:: RAW RECORDS ::
[Begin]
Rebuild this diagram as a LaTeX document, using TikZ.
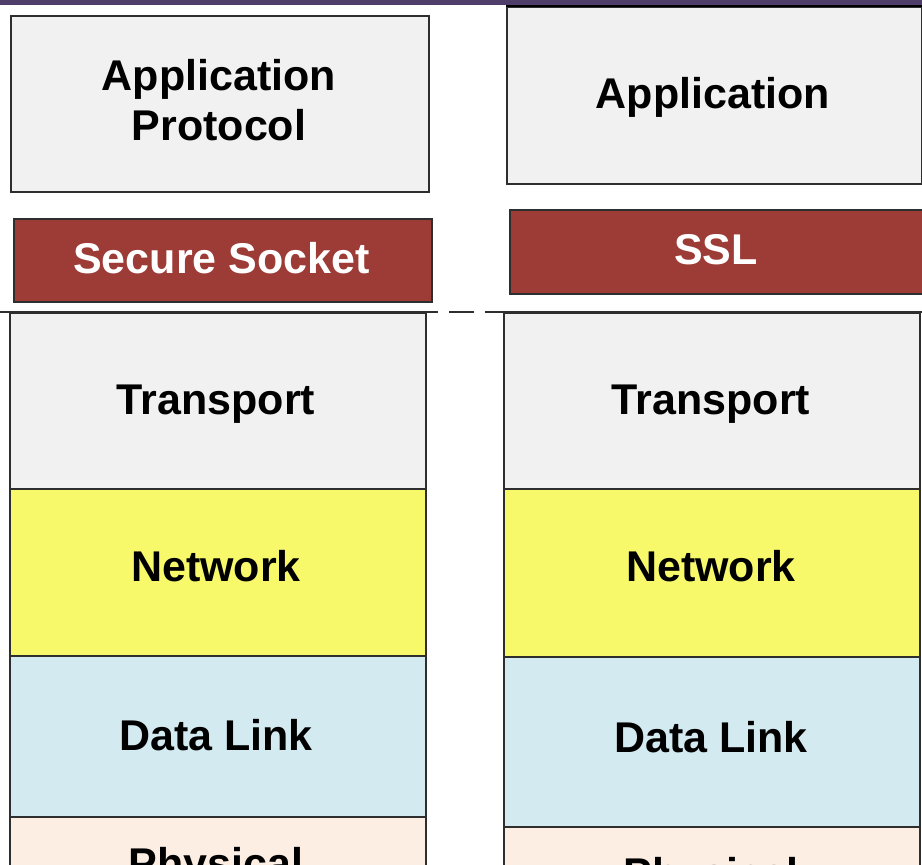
[End]
[Begin]
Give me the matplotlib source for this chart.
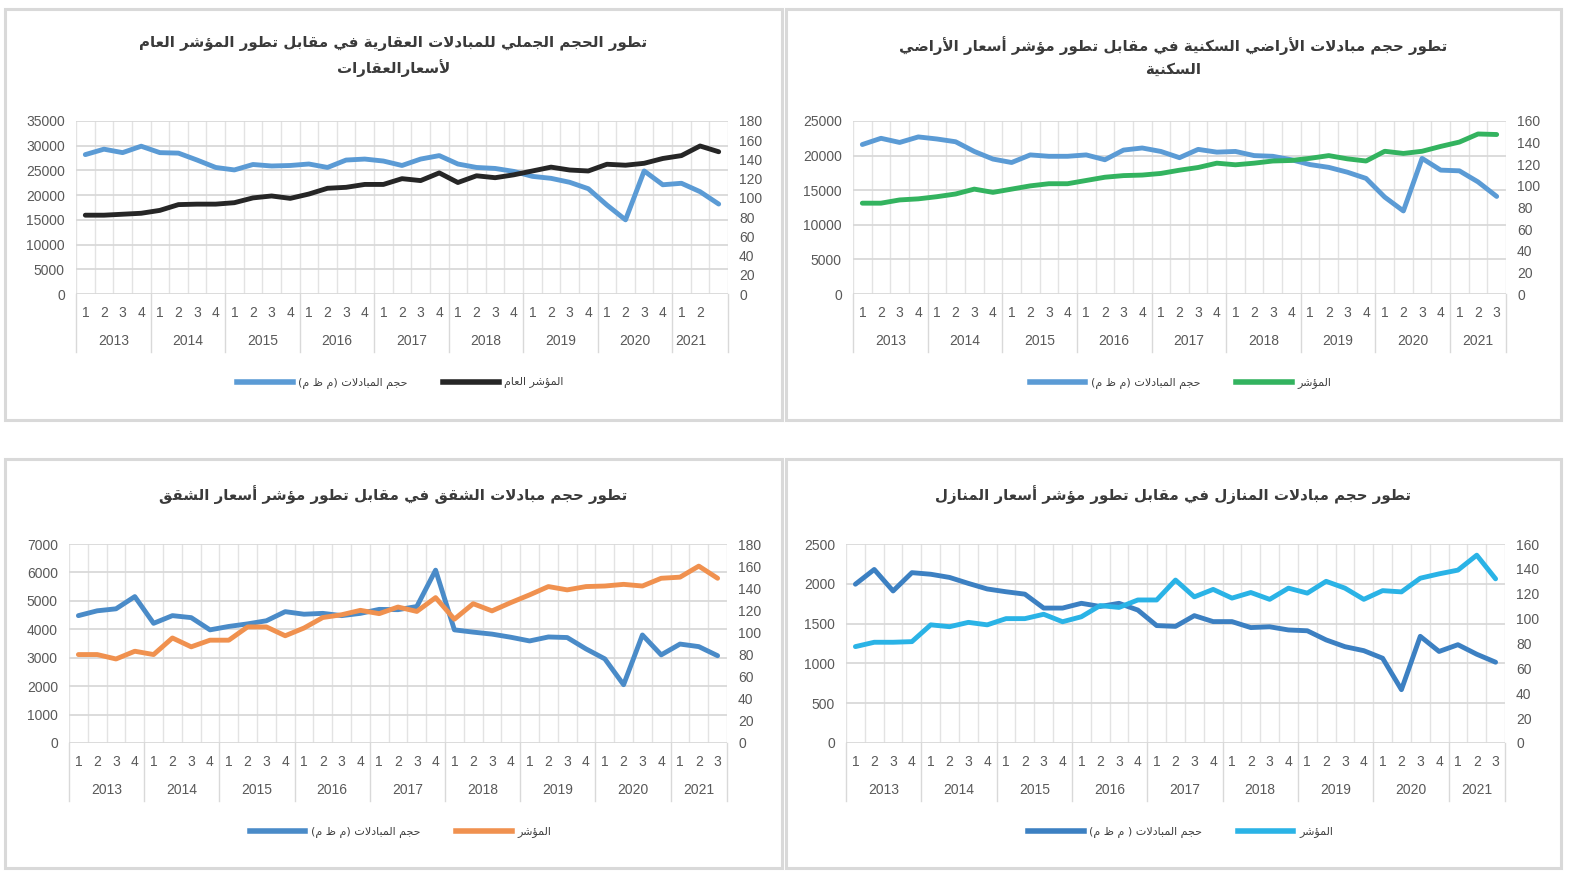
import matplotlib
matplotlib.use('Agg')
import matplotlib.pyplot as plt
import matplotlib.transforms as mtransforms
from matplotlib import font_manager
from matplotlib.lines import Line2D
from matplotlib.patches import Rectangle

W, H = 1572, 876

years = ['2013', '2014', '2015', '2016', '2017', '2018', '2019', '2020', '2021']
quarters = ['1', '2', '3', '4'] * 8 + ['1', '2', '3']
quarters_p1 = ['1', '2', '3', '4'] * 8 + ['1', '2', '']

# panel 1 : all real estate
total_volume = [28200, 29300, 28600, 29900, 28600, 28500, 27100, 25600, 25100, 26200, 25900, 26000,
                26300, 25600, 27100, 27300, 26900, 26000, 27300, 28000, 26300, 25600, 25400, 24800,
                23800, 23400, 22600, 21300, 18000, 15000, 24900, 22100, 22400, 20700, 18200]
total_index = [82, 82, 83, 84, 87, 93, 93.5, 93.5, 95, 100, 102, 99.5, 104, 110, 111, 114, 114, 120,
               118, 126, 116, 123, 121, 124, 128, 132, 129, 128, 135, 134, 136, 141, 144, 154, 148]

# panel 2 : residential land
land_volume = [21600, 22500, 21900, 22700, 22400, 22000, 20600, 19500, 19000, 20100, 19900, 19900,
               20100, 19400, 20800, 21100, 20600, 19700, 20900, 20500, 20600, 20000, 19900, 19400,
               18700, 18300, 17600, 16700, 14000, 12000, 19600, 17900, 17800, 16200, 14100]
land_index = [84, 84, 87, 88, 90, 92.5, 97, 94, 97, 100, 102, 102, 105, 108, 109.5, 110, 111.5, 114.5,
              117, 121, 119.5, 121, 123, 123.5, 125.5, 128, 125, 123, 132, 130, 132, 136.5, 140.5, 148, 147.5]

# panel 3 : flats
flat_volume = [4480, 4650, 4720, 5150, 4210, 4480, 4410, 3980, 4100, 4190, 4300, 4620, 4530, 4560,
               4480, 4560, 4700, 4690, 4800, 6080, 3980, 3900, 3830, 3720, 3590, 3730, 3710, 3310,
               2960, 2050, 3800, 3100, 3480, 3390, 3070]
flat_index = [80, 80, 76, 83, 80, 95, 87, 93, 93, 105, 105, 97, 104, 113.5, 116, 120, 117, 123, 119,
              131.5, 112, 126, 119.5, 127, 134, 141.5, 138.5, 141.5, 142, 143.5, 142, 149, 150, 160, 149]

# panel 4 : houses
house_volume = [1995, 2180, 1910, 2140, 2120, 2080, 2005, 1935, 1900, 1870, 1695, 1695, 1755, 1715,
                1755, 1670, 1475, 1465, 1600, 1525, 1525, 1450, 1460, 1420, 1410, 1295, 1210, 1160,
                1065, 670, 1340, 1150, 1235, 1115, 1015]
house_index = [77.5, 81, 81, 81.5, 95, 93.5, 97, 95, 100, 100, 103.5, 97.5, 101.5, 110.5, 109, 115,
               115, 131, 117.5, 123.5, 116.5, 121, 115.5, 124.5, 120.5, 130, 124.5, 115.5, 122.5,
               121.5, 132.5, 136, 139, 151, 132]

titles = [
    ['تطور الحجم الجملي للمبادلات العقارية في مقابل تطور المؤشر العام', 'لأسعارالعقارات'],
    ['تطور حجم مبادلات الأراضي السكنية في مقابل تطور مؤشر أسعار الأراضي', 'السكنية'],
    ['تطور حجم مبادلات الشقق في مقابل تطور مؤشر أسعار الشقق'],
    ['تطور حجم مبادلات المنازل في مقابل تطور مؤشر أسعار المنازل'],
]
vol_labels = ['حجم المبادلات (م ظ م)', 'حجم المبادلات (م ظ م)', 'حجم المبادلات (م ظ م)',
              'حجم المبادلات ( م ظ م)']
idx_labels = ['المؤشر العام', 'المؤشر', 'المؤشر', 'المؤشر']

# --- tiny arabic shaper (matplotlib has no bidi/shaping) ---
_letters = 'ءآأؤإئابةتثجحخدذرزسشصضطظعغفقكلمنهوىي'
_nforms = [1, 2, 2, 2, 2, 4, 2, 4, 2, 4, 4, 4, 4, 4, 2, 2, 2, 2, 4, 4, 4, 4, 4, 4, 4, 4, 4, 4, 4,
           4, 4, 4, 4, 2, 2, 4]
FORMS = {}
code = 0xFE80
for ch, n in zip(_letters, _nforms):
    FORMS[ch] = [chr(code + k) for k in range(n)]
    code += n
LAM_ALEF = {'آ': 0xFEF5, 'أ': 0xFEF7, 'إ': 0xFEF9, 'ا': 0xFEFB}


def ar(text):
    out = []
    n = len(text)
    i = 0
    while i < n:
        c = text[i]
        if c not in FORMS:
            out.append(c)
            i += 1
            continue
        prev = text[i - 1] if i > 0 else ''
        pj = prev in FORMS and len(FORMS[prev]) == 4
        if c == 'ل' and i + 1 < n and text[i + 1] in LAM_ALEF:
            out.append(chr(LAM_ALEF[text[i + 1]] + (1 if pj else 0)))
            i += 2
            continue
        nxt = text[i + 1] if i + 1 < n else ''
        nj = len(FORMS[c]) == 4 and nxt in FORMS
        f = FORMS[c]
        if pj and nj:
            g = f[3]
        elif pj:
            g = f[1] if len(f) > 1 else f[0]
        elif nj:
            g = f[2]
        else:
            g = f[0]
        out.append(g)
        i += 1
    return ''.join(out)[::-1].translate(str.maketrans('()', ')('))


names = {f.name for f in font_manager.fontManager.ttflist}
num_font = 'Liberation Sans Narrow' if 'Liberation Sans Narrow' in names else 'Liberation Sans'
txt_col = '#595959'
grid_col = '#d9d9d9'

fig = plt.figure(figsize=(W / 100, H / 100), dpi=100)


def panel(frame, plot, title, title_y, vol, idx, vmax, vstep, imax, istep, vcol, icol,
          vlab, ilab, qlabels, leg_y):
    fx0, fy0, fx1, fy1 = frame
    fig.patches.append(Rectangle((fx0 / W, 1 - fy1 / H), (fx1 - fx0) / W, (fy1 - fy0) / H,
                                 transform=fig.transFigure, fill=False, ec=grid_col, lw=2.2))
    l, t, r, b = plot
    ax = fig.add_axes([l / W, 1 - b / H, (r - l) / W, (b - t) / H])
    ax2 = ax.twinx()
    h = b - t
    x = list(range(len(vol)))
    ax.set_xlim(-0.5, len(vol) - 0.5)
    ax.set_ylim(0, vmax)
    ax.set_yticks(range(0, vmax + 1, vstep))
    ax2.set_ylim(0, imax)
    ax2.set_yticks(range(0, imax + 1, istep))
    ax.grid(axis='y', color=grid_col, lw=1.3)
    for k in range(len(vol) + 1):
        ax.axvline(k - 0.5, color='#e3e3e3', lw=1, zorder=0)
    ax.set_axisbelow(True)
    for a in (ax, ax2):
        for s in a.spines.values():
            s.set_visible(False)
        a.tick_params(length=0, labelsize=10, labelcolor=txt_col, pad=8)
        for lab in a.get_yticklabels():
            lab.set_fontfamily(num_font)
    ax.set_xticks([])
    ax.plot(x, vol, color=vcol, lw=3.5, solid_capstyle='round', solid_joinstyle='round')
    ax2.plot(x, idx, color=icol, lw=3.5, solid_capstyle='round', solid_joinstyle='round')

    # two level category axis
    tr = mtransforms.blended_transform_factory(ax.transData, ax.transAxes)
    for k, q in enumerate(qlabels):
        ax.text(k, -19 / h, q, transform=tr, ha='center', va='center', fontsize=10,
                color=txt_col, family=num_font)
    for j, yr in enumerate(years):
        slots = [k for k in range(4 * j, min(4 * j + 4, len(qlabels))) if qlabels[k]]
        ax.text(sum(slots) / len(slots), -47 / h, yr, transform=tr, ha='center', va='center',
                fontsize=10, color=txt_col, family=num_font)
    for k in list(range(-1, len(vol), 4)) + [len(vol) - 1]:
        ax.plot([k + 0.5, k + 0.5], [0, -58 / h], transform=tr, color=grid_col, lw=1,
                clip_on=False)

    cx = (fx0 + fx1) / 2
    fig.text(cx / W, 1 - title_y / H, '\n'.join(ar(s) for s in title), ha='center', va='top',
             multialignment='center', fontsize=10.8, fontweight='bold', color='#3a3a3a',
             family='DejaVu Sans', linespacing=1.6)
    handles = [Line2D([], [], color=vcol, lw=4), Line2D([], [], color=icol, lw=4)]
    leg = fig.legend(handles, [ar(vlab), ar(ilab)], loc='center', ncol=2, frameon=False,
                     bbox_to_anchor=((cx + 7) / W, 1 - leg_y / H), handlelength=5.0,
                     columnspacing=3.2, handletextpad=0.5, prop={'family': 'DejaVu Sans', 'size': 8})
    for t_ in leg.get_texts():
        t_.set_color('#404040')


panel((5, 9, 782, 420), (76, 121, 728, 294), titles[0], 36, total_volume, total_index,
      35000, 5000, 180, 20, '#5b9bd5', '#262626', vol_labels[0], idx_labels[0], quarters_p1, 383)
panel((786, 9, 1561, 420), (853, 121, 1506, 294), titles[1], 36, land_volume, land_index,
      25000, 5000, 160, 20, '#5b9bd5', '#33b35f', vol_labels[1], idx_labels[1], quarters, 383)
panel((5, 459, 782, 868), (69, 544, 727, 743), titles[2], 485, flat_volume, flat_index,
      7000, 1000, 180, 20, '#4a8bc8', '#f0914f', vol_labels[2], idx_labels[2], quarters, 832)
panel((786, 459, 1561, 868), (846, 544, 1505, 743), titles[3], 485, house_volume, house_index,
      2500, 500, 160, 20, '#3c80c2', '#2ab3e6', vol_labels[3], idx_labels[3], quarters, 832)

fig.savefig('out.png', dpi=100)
[End]
:: WORK INSTRUCTIONS ::
Make an exact copy of the lines from the one with "Give me the matplotlib source for this chart." through the one with "140.5, 148, 147.5]", both ends in, and nothing else. Drop every picture.

:: EXERCISE RESULT ::
Give me the matplotlib source for this chart.
import matplotlib
matplotlib.use('Agg')
import matplotlib.pyplot as plt
import matplotlib.transforms as mtransforms
from matplotlib import font_manager
from matplotlib.lines import Line2D
from matplotlib.patches import Rectangle

W, H = 1572, 876

years = ['2013', '2014', '2015', '2016', '2017', '2018', '2019', '2020', '2021']
quarters = ['1', '2', '3', '4'] * 8 + ['1', '2', '3']
quarters_p1 = ['1', '2', '3', '4'] * 8 + ['1', '2', '']

# panel 1 : all real estate
total_volume = [28200, 29300, 28600, 29900, 28600, 28500, 27100, 25600, 25100, 26200, 25900, 26000,
                26300, 25600, 27100, 27300, 26900, 26000, 27300, 28000, 26300, 25600, 25400, 24800,
                23800, 23400, 22600, 21300, 18000, 15000, 24900, 22100, 22400, 20700, 18200]
total_index = [82, 82, 83, 84, 87, 93, 93.5, 93.5, 95, 100, 102, 99.5, 104, 110, 111, 114, 114, 120,
               118, 126, 116, 123, 121, 124, 128, 132, 129, 128, 135, 134, 136, 141, 144, 154, 148]

# panel 2 : residential land
land_volume = [21600, 22500, 21900, 22700, 22400, 22000, 20600, 19500, 19000, 20100, 19900, 19900,
               20100, 19400, 20800, 21100, 20600, 19700, 20900, 20500, 20600, 20000, 19900, 19400,
               18700, 18300, 17600, 16700, 14000, 12000, 19600, 17900, 17800, 16200, 14100]
land_index = [84, 84, 87, 88, 90, 92.5, 97, 94, 97, 100, 102, 102, 105, 108, 109.5, 110, 111.5, 114.5,
              117, 121, 119.5, 121, 123, 123.5, 125.5, 128, 125, 123, 132, 130, 132, 136.5, 140.5, 148, 147.5]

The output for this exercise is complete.